You think it’s impossible for anybody to have an informed opinion that disagrees with yours. You literally think yours is the only possible valid opinion. If that doesn’t set off big warning bells in your head, you are in dire need of a change in attitude.

This conversation is not productive, let’s end it.

>You think it’s impossible for anybody to have an informed opinion that disagrees with yours. You literally think yours is the only possible valid opinion. If that doesn’t set off big warning bells in your head, you are in dire need of a change in attitude.

I mean do you think we should have a fair and balanced discussion about the merits of child molestation and rape? We should respect other people's opinion and not tell them they are wrong if there opinion differs? That's what I think of your opinion.
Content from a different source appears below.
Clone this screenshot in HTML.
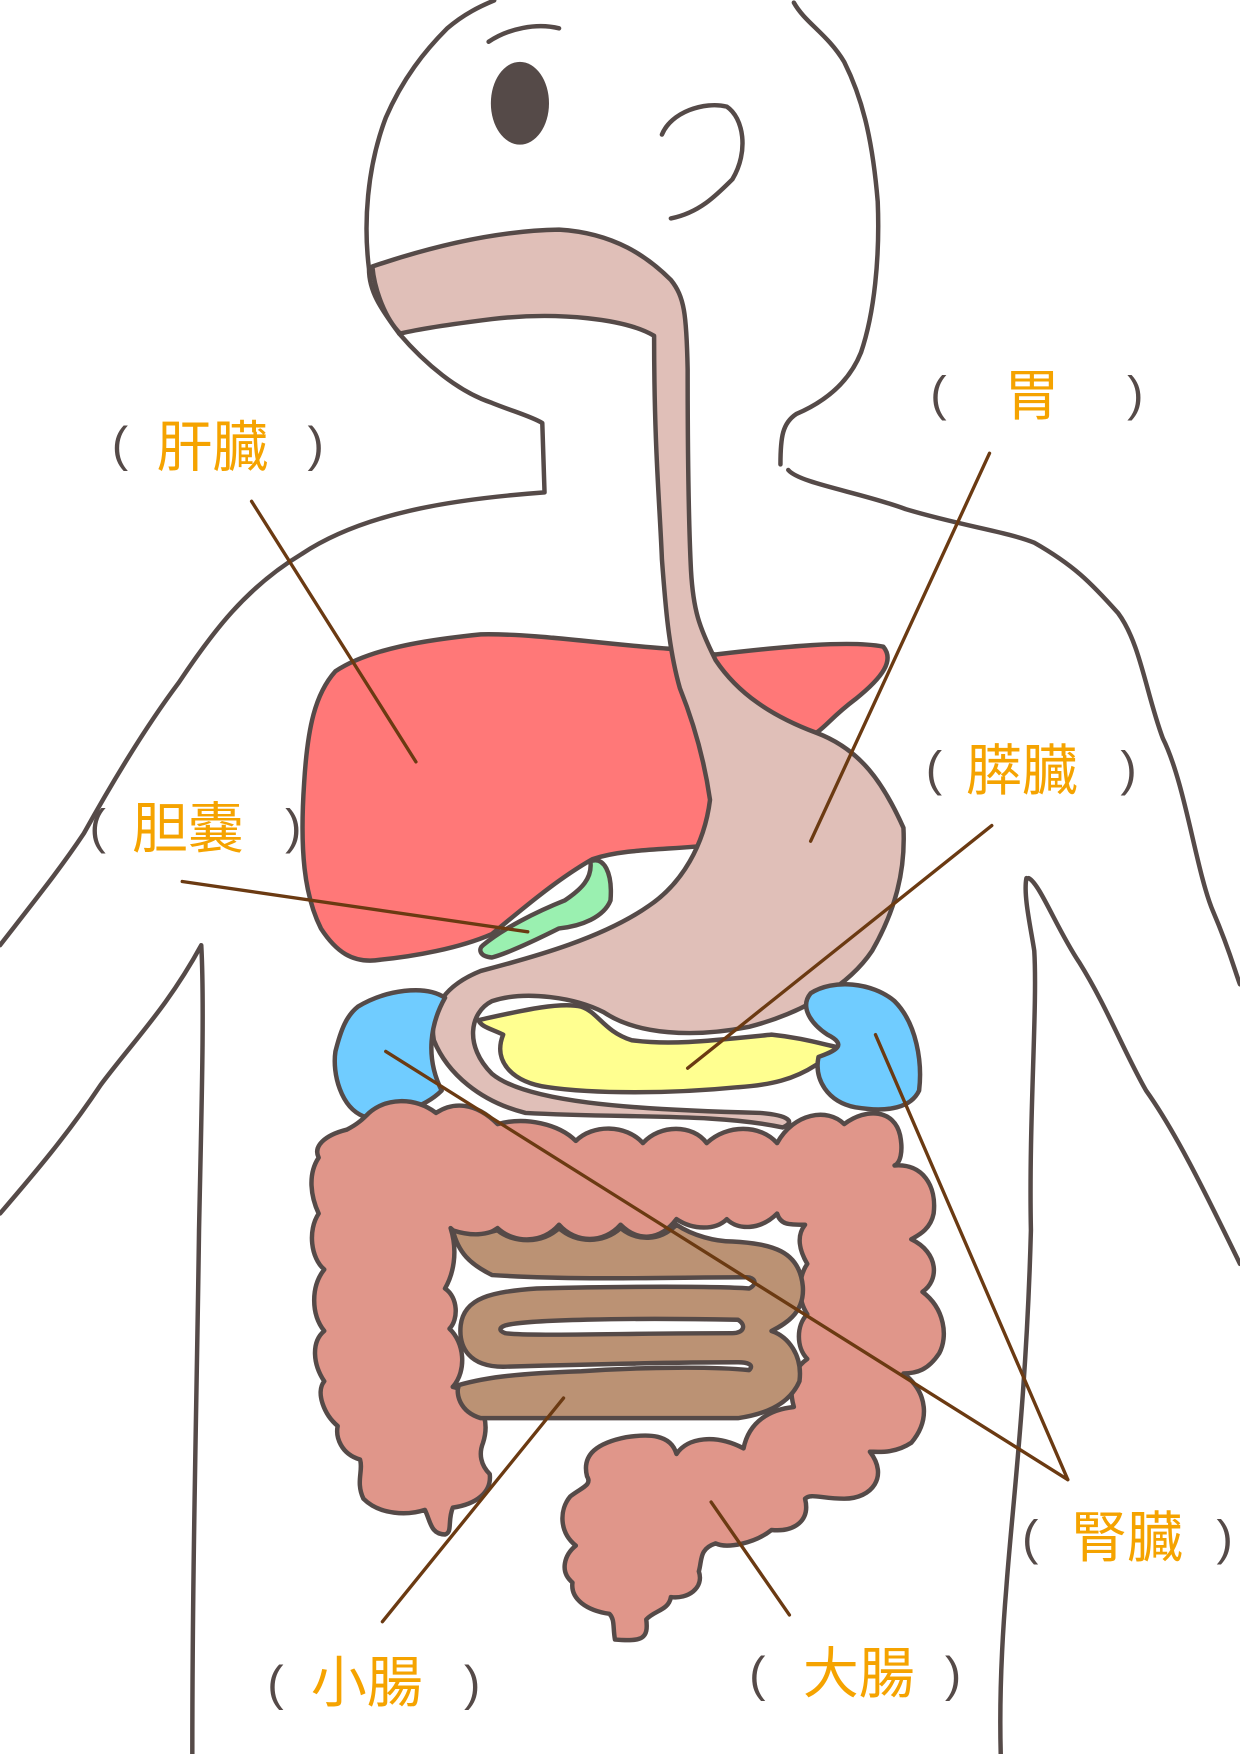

I think your opinion is utterly wrong, and I do think my opinion is the valid opinion.

Now that doesn't mean I disrespect your opinion. That doesn't mean your not allowed to have a different opinion. It just means I tell you straight up, you're wrong and you lack experience. You're free to disagree with that and tell me the exact same thing. I'm just blunt, and I welcome you to be just as blunt to me. Which you have.

The thing I don't like about you is that you turned it into discussion about opinions and the nature of holding opinions. Dude. Just talk about the topic. If you think I'm wrong. Tell me straight up. Talk about why I'm wrong. Don't talk about my character and in what manner I should formulate opinions and what I think are facts.

>This conversation is not productive, let’s end it.

I agree let's end it. But let's be utterly clear. YOU chose to end it with your actions by shifting the conversation into saying stuff like "you literally think yours is the only possible opinion." Bro. All you need to do is state why you think my opinion is garbage and prove it wrong. That's the direction of the conversation, you ended it by shifting it to a debate on my character.